Packwood served nearly 27 years in the Senate before resigning when the Senate Ethics Committee unanimously voted to recommend his expulsion for sexual misconduct, abuse of office and obstruction. The vote capped a 33-month investigation that produced 10,145 pages of documentation and reshaped how Congress confronted harassment by its own members.
According to the committee’s findings, Packwood made unwanted sexual advances toward at least 17 women during his time in the Senate and altered evidence in an attempt to mislead investigators. Among the most damaging material were Packwood’s own taped diaries, which the panel obtained under subpoena. In one entry, he joked that he was performing his “Christian duty” by having sex with a staff member.
A Rare Forced Exit From the Senate
The committee’s unanimous vote in September 1995 marked the first time the panel had voted to remove a sitting senator since 1981 — a rare and tense moment for an institution that has historically been reluctant to police its own. Packwood announced his resignation the next day on the Senate floor.
“I am aware of the dishonor that has befallen me,” he said. “It is my duty to resign.”
The Ethics Committee’s recommendation was based on the documentation it had compiled, not on additional allegations that surfaced later — including one involving unwanted sexual advances toward a 17-year-old who had served as an intern in Packwood’s office.
An Architect of the 1986 Tax Overhaul
Before his downfall, Packwood was one of the most consequential policy figures in the Senate. As chair of the Senate Finance Committee, he played a central role in the Reagan-era tax overhaul signed into law in 1986. Packwood was initially skeptical of the sprawling rewrite, but eventually helped broker the final product in partnership with then-House Ways and Means Chair Dan Rostenkowski, D-Ill.
The legislation, declared dead by lobbyists and lawmakers at multiple points during a stop-and-start negotiation, ultimately dropped the highest personal income tax rate while raising the top capital gains tax rate. It remains a touchstone for tax reform debates.
Packwood’s perch on the Finance Committee is mirrored by Sen. Ron Wyden, the Oregon Democrat who replaced him in the Senate and now serves as the panel’s top Democrat. Following Packwood’s death, Wyden said that while Packwood’s record on abortion rights and tax reform merited recognition, his treatment of women told a different story. “His horrible history as documented in his own diaries will forever overshadow that public record,” Wyden said. “Simply put, historians’ first line about Bob Packwood must include those women who he abused and assaulted for years and years.”

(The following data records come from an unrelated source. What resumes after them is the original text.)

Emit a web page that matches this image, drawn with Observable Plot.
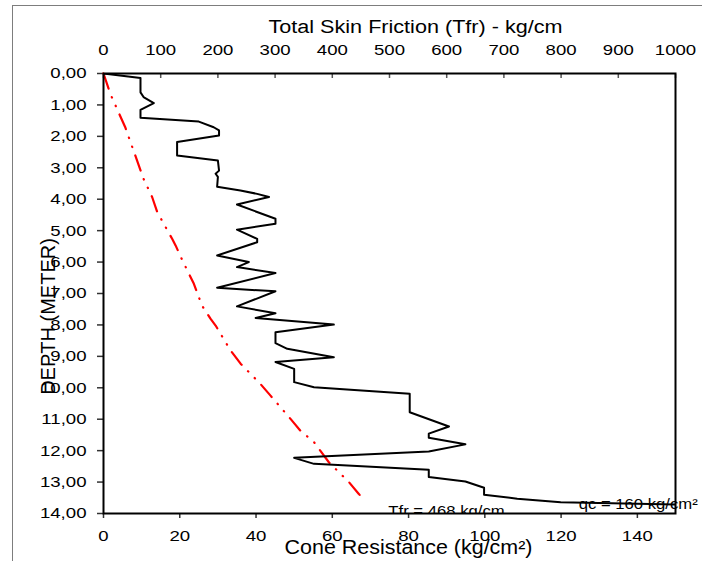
<!DOCTYPE html>
<html>
<head>
<meta charset="utf-8">
<script src="https://cdn.jsdelivr.net/npm/d3@7"></script>
<script src="https://cdn.jsdelivr.net/npm/@observablehq/plot@0.6"></script>
<style>
  body { margin: 0; background: #fff; }
  #wrap { position: relative; width: 702px; height: 561px; overflow: hidden; background: #fff; }
  #border { position: absolute; left: 12px; top: 5px; width: 900px; height: 800px; border: 1.5px solid #7d7d7d; }
  #chart { position: absolute; left: 0; top: 0; }
  #chart svg { overflow: visible; }
</style>
</head>
<body>
<div id="wrap"><div id="border"></div><div id="chart"></div></div>
<script>
// Cone resistance profile (bottom axis, kg/cm²) vs depth (m)
const depthQc = [0, 0.14, 0.6, 0.75, 0.94, 1.16, 1.41, 1.53, 1.71, 1.81, 1.97, 2.18, 2.61, 2.77, 3.09, 3.19, 3.29, 3.6, 3.72, 3.83, 3.93, 4.17, 4.62, 4.78, 4.97, 5.26, 5.37, 5.79, 6.0, 6.16, 6.35, 6.82, 6.93, 7.41, 7.63, 7.78, 7.99, 8.23, 8.58, 8.76, 9.03, 9.18, 9.4, 9.82, 9.98, 10.06, 10.19, 10.78, 11.23, 11.46, 11.59, 11.8, 12.03, 12.23, 12.42, 12.61, 12.84, 12.98, 13.18, 13.4, 13.53, 13.64, 13.71, 13.72];
const qcValues = [0, 9.7, 9.7, 10.5, 13.2, 9.7, 9.7, 25, 28.9, 30.3, 30.3, 19.3, 19.3, 30, 30.3, 29.4, 30, 29.8, 35.9, 40.3, 43.4, 35, 45.1, 45.1, 35, 40.3, 40.3, 29.8, 38.1, 35, 45.1, 29.8, 45.1, 35, 45.1, 39.9, 60.4, 45.1, 45.1, 48.2, 60.4, 45.1, 50, 50, 55.2, 64.8, 80.3, 80.3, 90.6, 85.3, 85.3, 94.9, 85.3, 50, 55.2, 85.3, 85.3, 94.9, 99.8, 99.8, 108.5, 119.9, 150, 160];

// Total skin friction (top axis, kg/cm) vs depth (m)
const depthTfr = [0, 0.65, 1.71, 3.35, 3.93, 4.41, 5.26, 5.47, 5.95, 6.69, 7.38, 7.8, 8.02, 8.81, 9.24, 9.87, 10.25, 10.99, 11.36, 11.73, 12.37, 13.0, 13.37, 13.62];
const tfrValues = [0, 12, 38, 70, 85, 94, 120, 126, 138, 158, 172, 187, 196, 222, 240, 274, 292, 327, 344, 368, 394, 429, 446, 458];

// Tick labels
const depthTicks = [0, 1, 2, 3, 4, 5, 6, 7, 8, 9, 10, 11, 12, 13, 14];
const coneTicks = [0, 20, 40, 60, 80, 100, 120, 140];
const tfrTicks = [0, 100, 200, 300, 400, 500, 600, 700, 800, 900, 1000];
const coneMax = 150;
const tfrMax = 1000;
const depthMax = 14;

// Titles
const topTitle = "Total Skin Friction (Tfr) - kg/cm";
const bottomTitle = "Cone Resistance (kg/cm²)";
const leftTitle = "DEPTH (METER)";

// Annotations
const annoTexts = ["Tfr = 468 kg/cm", "qc = 160 kg/cm²"];
const annoX = [74.7, 124.6];
const annoY = [13.94, 13.71];

const toX = t => t * coneMax / tfrMax;
const qcIdx = d3.range(depthQc.length);
const tfrIdx = d3.range(depthTfr.length);

const chart = Plot.plot({
  width: 702,
  height: 561,
  marginLeft: 103,
  marginRight: 27,
  marginTop: 73,
  marginBottom: 48,
  style: { fontFamily: "'Liberation Sans', Arial, sans-serif", fontSize: "15.5px", background: "transparent", color: "#000" },
  x: { domain: [0, coneMax] },
  y: { domain: [0, depthMax], reverse: true },
  marks: [
    // axes
    Plot.axisY(depthTicks, { anchor: "left", tickSize: 6, tickPadding: 11, stroke: "#333", strokeWidth: 1.5, tickFormat: d => d.toFixed(2).replace(".", ","), label: null }),
    Plot.axisX(coneTicks, { anchor: "bottom", tickSize: 5, tickPadding: 11, stroke: "#333", strokeWidth: 1.5, label: null }),
    Plot.axisX(tfrTicks.map(toX), { anchor: "top", tickSize: 0, tickPadding: 19, tickFormat: d => String(Math.round(d * tfrMax / coneMax)), label: null }),
    Plot.axisX(tfrTicks.map(toX), { anchor: "top", tickSize: 4, dy: 4, fill: "none", stroke: "#555", strokeWidth: 1.5, label: null }),
    // axis titles
    Plot.text([topTitle], { frameAnchor: "top", lineAnchor: "top", textAnchor: "middle", dx: 26, dy: -53, fontSize: 18, fill: "#000" }),
    Plot.text([bottomTitle], { frameAnchor: "bottom", lineAnchor: "middle", textAnchor: "middle", dx: 19, dy: 34, fontSize: 19.5, fill: "#000" }),
    Plot.text([leftTitle], { frameAnchor: "left", lineAnchor: "middle", textAnchor: "middle", rotate: -90, dx: -55, dy: 23, fontSize: 20, fill: "#000" }),
    // annotations
    Plot.text([0], { x: i => annoX[i], y: i => annoY[i], text: i => annoTexts[i], textAnchor: "start", fontSize: 14.5, fill: "#000", clip: true }),
    Plot.text([1], { x: i => annoX[i], y: i => annoY[i], text: i => annoTexts[i], textAnchor: "start", fontSize: 14.5, fill: "#000" }),
    // data
    Plot.line(tfrIdx, { x: i => toX(tfrValues[i]), y: i => depthTfr[i], stroke: "#ff0000", strokeWidth: 2.2, strokeDasharray: "16,9,0.5,9,0.5,9", strokeLinecap: "round" }),
    Plot.line(qcIdx, { x: i => qcValues[i], y: i => depthQc[i], stroke: "#000", strokeWidth: 2, clip: true }),
    Plot.frame({ stroke: "#000", strokeWidth: 2 })
  ]
});

document.getElementById("chart").appendChild(chart);

// the reference's lettering is drawn horizontally wide: stretch glyphs to match
function stretch(sel, k) {
  sel.each(function () {
    const w = this.getComputedTextLength();
    this.setAttribute("textLength", (w * k).toFixed(1));
    this.setAttribute("lengthAdjust", "spacingAndGlyphs");
  });
}
const svg = d3.select(chart);
stretch(svg.selectAll('g[aria-label$="tick label"] text'), 1.2);
stretch(svg.selectAll("text").filter(function () { return this.textContent === topTitle; }), 1.2);
stretch(svg.selectAll("text").filter(function () { return this.textContent === bottomTitle; }), 1.1);
stretch(svg.selectAll("text").filter(function () { return annoTexts.includes(this.textContent); }), 1.15);
</script>
</body>
</html>
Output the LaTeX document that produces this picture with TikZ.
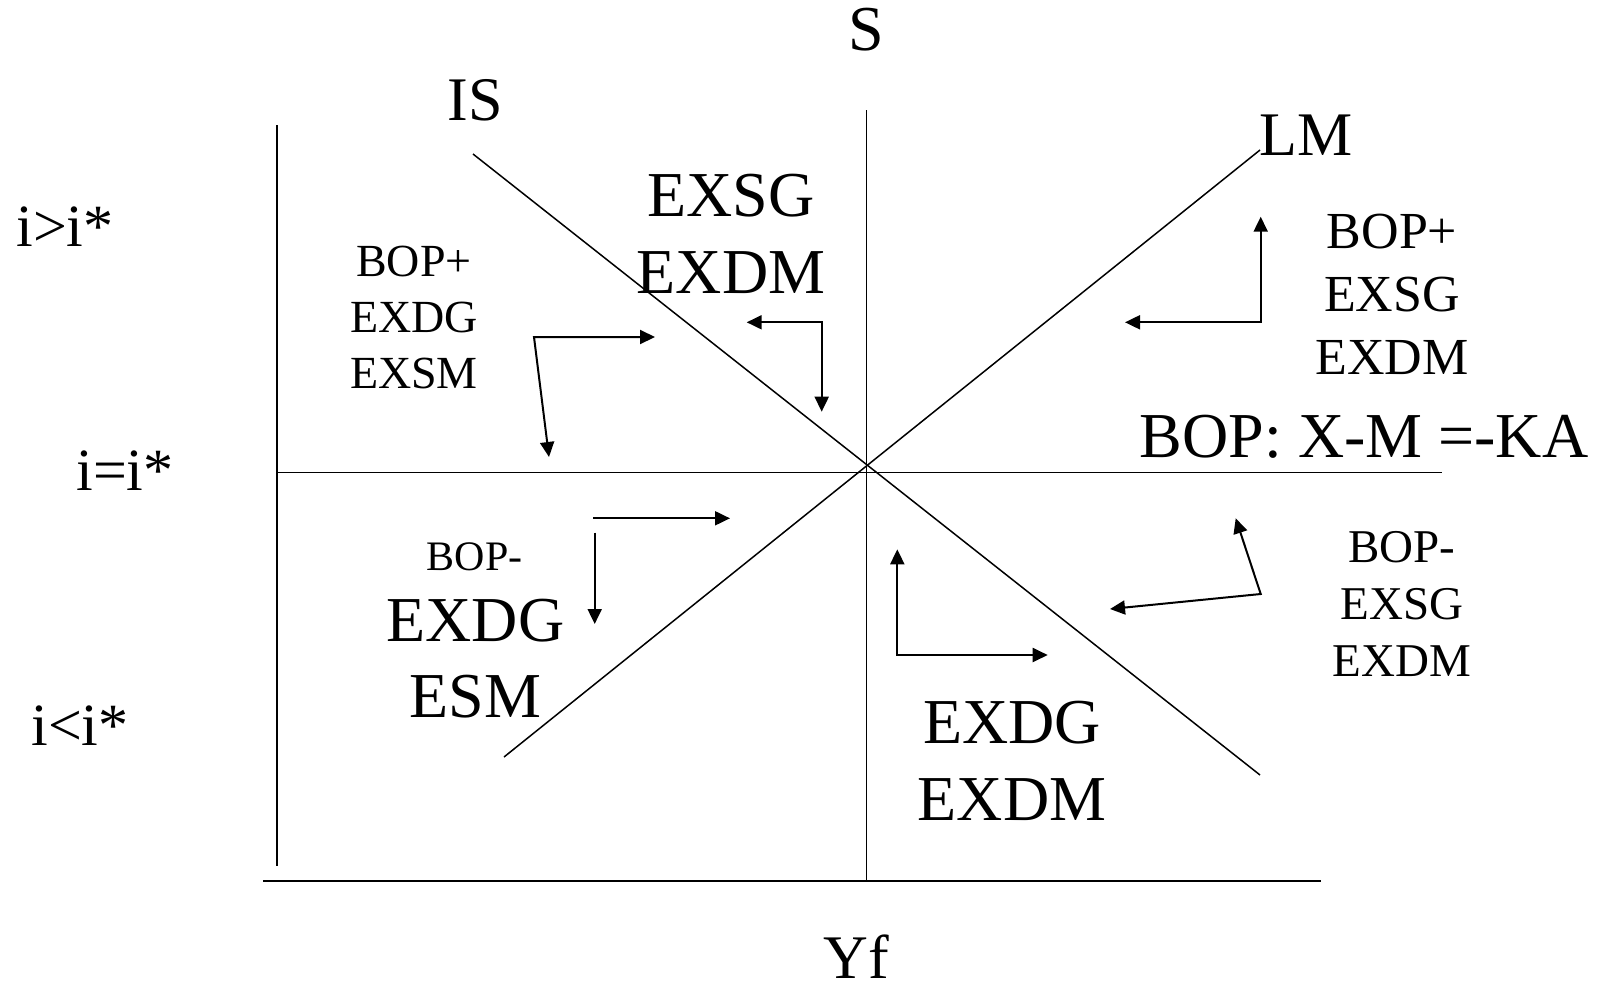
\documentclass[tikz,border=0pt]{standalone}
\usepackage{fontspec}
\setmainfont{Liberation Serif}
\usetikzlibrary{arrows.meta}

\newcommand{\fsz}[2]{\fontsize{#1}{#2}\selectfont}

\begin{document}
\begin{tikzpicture}[x=1pt, y=-1pt, >={Triangle[length=15pt, width=14pt]},
	every node/.style={inner sep=0pt, anchor=base, align=center},
	axis/.style={line width=1.5pt},
	move/.style={line width=2pt}]
	\useasboundingbox (0,0) rectangle (1602,988);
	
	% Axes, full-employment line and the i = i* line
	\coordinate (ytop) at (277,125);
	\coordinate (ybot) at (277,866);
	\coordinate (xl) at (263,881);
	\coordinate (xr) at (1321,881);
	\coordinate (stop) at (866.5,110);
	\coordinate (sbot) at (866.5,881);
	\coordinate (bopl) at (277,472.7);
	\coordinate (bopr) at (1441.7,472.7);
	\draw[axis] (ytop) -- (ybot);
	\draw[axis] (xl) -- (xr);
	\draw[axis] (stop) -- (sbot);
	\draw[axis] (bopl) -- (bopr);
	
	% IS and LM curves
	\coordinate (istop) at (473,154);
	\coordinate (isbot) at (1260,775);
	\coordinate (lmbot) at (504,757);
	\coordinate (lmtop) at (1260,150);
	\draw[axis] (istop) -- (isbot);
	\draw[axis] (lmbot) -- (lmtop);
	
	% Labels of the curves and axes (anchor base = last line)
	\node[font=\fsz{64}{76}] (slab) at (866,50) {S};
	\node[font=\fsz{62}{74}] (islab) at (475,120) {IS};
	\node[font=\fsz{62}{74}] (lmlab) at (1306,155) {LM};
	\node[font=\fsz{62}{74}, text depth=0pt] (yflab) at (856,978) {Yf};
	\node[font=\fsz{60}{72}] (ihigh) at (65,246) {i>i*};
	\node[font=\fsz{60}{72}] (ieq) at (125,490) {i=i*};
	\node[font=\fsz{60}{72}] (ilow) at (80,745) {i<i*};
	\node[font=\fsz{64}{76}] (boplab) at (1364,457) {BOP: X-M =-KA};
	
	% Zone texts
	\node[font=\fsz{64}{77}] (ztop) at (731,293.7) {EXSG\\EXDM};
	\node[font=\fsz{46}{56}] (zleft) at (414,388) {BOP+\\EXDG\\EXSM};
	\node[font=\fsz{52}{63}] (zright) at (1392,374) {BOP+\\EXSG\\EXDM};
	\node[font=\fsz{42}{54}] (zlowl) at (474.5,570) {BOP-};
	\node[font=\fsz{64}{76}] (zlowlb) at (475.5,717) {EXDG\\ESM};
	\node[font=\fsz{47}{57}] (zlowr) at (1402,676) {BOP-\\EXSG\\EXDM};
	\node[font=\fsz{64}{77}] (zbot) at (1012,820) {EXDG\\EXDM};
	
	% Adjustment arrows
	\coordinate (a1) at (549,457);
	\coordinate (c1) at (534,337);
	\coordinate (b1) at (655,337);
	\draw[move, <->] (a1) -- (c1) -- (b1);
	\coordinate (a2) at (746.7,322.3);
	\coordinate (c2) at (821.7,322.3);
	\coordinate (b2) at (821.7,411.7);
	\draw[move, <->] (a2) -- (c2) -- (b2);
	\coordinate (a3) at (1260.7,216.7);
	\coordinate (c3) at (1260.7,322.3);
	\coordinate (b3) at (1125,322.3);
	\draw[move, <->] (a3) -- (c3) -- (b3);
	\coordinate (a4) at (593.3,518.3);
	\coordinate (b4) at (730,518.3);
	\draw[move, ->] (a4) -- (b4);
	\coordinate (a5) at (594.7,532.7);
	\coordinate (b5) at (594.7,624);
	\draw[move, ->] (a5) -- (b5);
	\coordinate (a6) at (897.3,549.3);
	\coordinate (c6) at (897.3,655);
	\coordinate (b6) at (1047.7,655);
	\draw[move, <->] (a6) -- (c6) -- (b6);
	\coordinate (a7) at (1235.7,518.3);
	\coordinate (c7) at (1260.7,594);
	\coordinate (b7) at (1110,609);
	\draw[move, <->] (a7) -- (c7) -- (b7);
\end{tikzpicture}
\end{document}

Health Care Champion Turned Opponent
Long before President Barack Obama signed the Affordable Care Act in 2010, Packwood championed a similar concept as the lead Senate sponsor of President Richard M. Nixon’s 1974 health care proposal, which would have required employers to offer health insurance to their workers. However, as resistance within the Republican Party intensified in the early 1990s, Packwood changed his position and ultimately opposed the legislation he had once backed.
The flip exemplified Packwood’s pragmatic, critics said opportunistic, approach to legislating. He was also an early Republican supporter of legalized abortion, introducing legislation to protect abortion rights in 1973 — before the Supreme Court’s Roe v. Wade decision codified that right into law.
From Portland to Capitol Hill
Mounting press reports about his behavior toward female staffers, lobbyists and constituents triggered the ethics inquiry that would end his career.
His resignation in 1995 became a watershed for Congress, frequently invoked in the years that followed as lawmakers wrestled with how to handle accusations of harassment against their colleagues. The release of his own taped diaries, in particular, set a precedent for the kinds of personal records the Ethics Committee could compel under subpoena.
Packwood is survived by his wife, two children, two stepchildren and three grandchildren.